Neuroborreliose: „Die Prognose ist exzellent“
Zu den häufigsten bakteriellen Infektionen des zentralen Nervensystems zählt die Lyme-Neuroborreliose. Meist manifestiert sie sich als subakute, selbstlimitierende, schmerzvolle Meningoradikulitis, die sich unter Antibiotika bessert. Bis zu 28 % der Patienten würden nach durchgemachter Infektion unter Restsymptomen wie Fatigue, Schmerzen sowie neurologischen oder kognitiven Einschränkungen leiden, heißt es.

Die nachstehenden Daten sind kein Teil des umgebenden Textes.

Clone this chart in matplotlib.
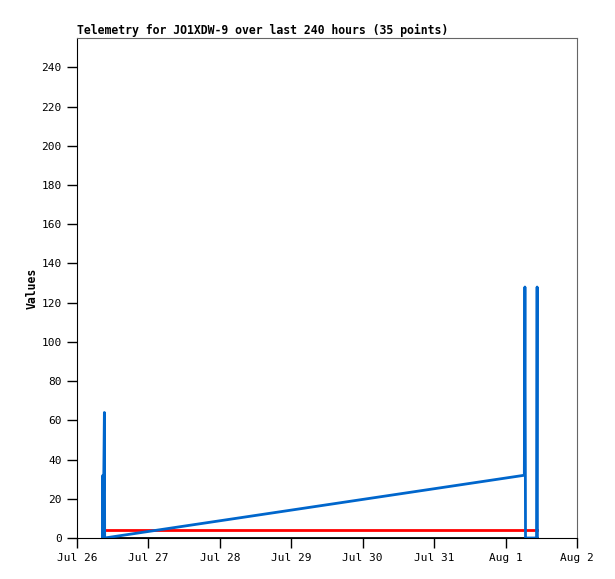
import matplotlib
matplotlib.use("Agg")
import matplotlib.pyplot as plt

# hours since Jul 26 00:00
blue_t = [8.6, 8.7, 8.8, 9.2, 9.3, 150.3, 150.5, 150.7, 154.4, 154.6, 154.7]
blue_v = [0, 32, 0, 64, 0, 32, 128, 0, 0, 128, 0]

red_t = [9.5, 154.4]
red_v = [4, 4]

black_t = [9.0, 154.7]
black_v = [0, 0]

xtick_labels = ["Jul 26", "Jul 27", "Jul 28", "Jul 29", "Jul 30", "Jul 31", "Aug 1", "Aug 2"]
ytick_vals = [0, 20, 40, 60, 80, 100, 120, 140, 160, 180, 200, 220, 240]

plt.rcParams['font.family'] = ['DejaVu Sans Mono']

fig = plt.figure(figsize=(6.15, 5.79), dpi=100)
ax = fig.add_axes([77/615, 1 - 538/579, 500/615, 500/579])

ax.plot(black_t, black_v, color="black", lw=2)
ax.plot(red_t, red_v, color="#ff0000", lw=2)
ax.plot(blue_t, blue_v, color="#0066cc", lw=2)

ax.set_xlim(0, 168)
ax.set_ylim(0, 255)
ax.set_xticks([24 * i for i in range(len(xtick_labels))])
ax.set_xticklabels(xtick_labels)
ax.set_yticks(ytick_vals)
ax.tick_params(direction="out", length=7, width=1, labelsize=8, pad=4)

for s in ["top", "right"]:
    ax.spines[s].set_color("#666666")
for s in ["left", "bottom"]:
    ax.spines[s].set_color("black")

ax.set_ylabel("Values", fontsize=8.3, fontweight="bold", labelpad=2)
ax.set_title("Telemetry for JO1XDW-9 over last 240 hours (35 points)",
             fontsize=8.3, fontweight="bold", loc="left", pad=3)

fig.savefig("out.png", dpi=100)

Derartige Erkenntnisse stammen allerdings meist aus kleinen Untersuchungen, aus unkontrollierten Studien oder aus Fall- und Erfahrungsberichten.
Dänische Forscher wollten es genau wissen und suchten mit einer umfangreichen, bevölkerungsbasierten Studie nach Zusammenhängen zwischen der Neuroborreliose und den langfristigen Folgen, die die Erkrankung tatsächlich auf den Gesundheits- und Sozialstatus der Betroffenen hat.
Dafür werteten die Wissenschaftler um Prof. Dr. Niels Obel vom Kopenhagener Uniklinikum die Gesundheitsdaten von 2067 Personen aus, bei denen eine Neuroborreliose zweifelsfrei klinisch und per Antikörpertest diagnostiziert worden war. Als Kontrollkohorte dienten den Infektiologen 20 670 passende Nichtinfizierte, darunter auch Familienangehörige der Patienten.
Das Berufsleben wird nicht beeinträchtigt
Verglichen mit der Kontrollgruppe war das Langzeitüberleben der Borreliosepatienten nicht herabgesetzt. Allerdings fand sich in dieser Gruppe ein dreifach erhöhtes Risiko für maligne hämatologische Erkrankungen und ein um 50 % höheres Risiko für Hautkrebs vom Nicht-Melanom-Typ (Inzidenzratenverhältnis 3,07 bzw. 1,49).
Bei der Sozialstatusauswertung ergaben sich zum Zeitpunkt der Diagnosestellung bei den Neuroborreliosepatienten eine leicht überdurchschnittliche Beschäftigungsrate, die nach fünf Jahren auf das Niveau der Kontrollgruppe abgesunken war. In Bezug auf Berufsunfähigkeit, bei der Zahl der Krankenhausaufenthalte, der Krankheitstage und des Einkommens zeigten sich fünf Jahre nach Diagnosestellung keinerlei Unterschiede zwischen den beiden Gruppen.
Das Fazit der Autoren ist eindeutig und unmissverständlich: „Die Prognose ist exzellent, da können die Patienten sicher sein.“ Langzeitfolgen auf das Überleben der Betroffenen seien keine zu befürchten, und auch die erhöhten Risiken für die Krebserkrankungen müssten nicht zwangsläufig in einem kausalen Zusammenhang zur Borrelieninfektion und ihren neurologischen Manifestationen stehen.
Möglich sei, dass die Neuroborreliose den Ausbruch einer womöglich schon latent vorhandenen hämatologischen Malignität gefördert. Oder sie ist ein Hinweis auf eine wie auch immer geartete Veranlagung, diskutieren die dänischen Infektiologen. Auch das laut der Studie erhöhte Hautkrebsrisiko müsse nicht ursächlich mit der Neuroinfektion in Verbindung stehen. Vielmehr könnten vermehrte Outdoor-Aktivitäten das Bindeglied zwischen Zeckenstich, Borrelieninfektion und dem Krebs sein.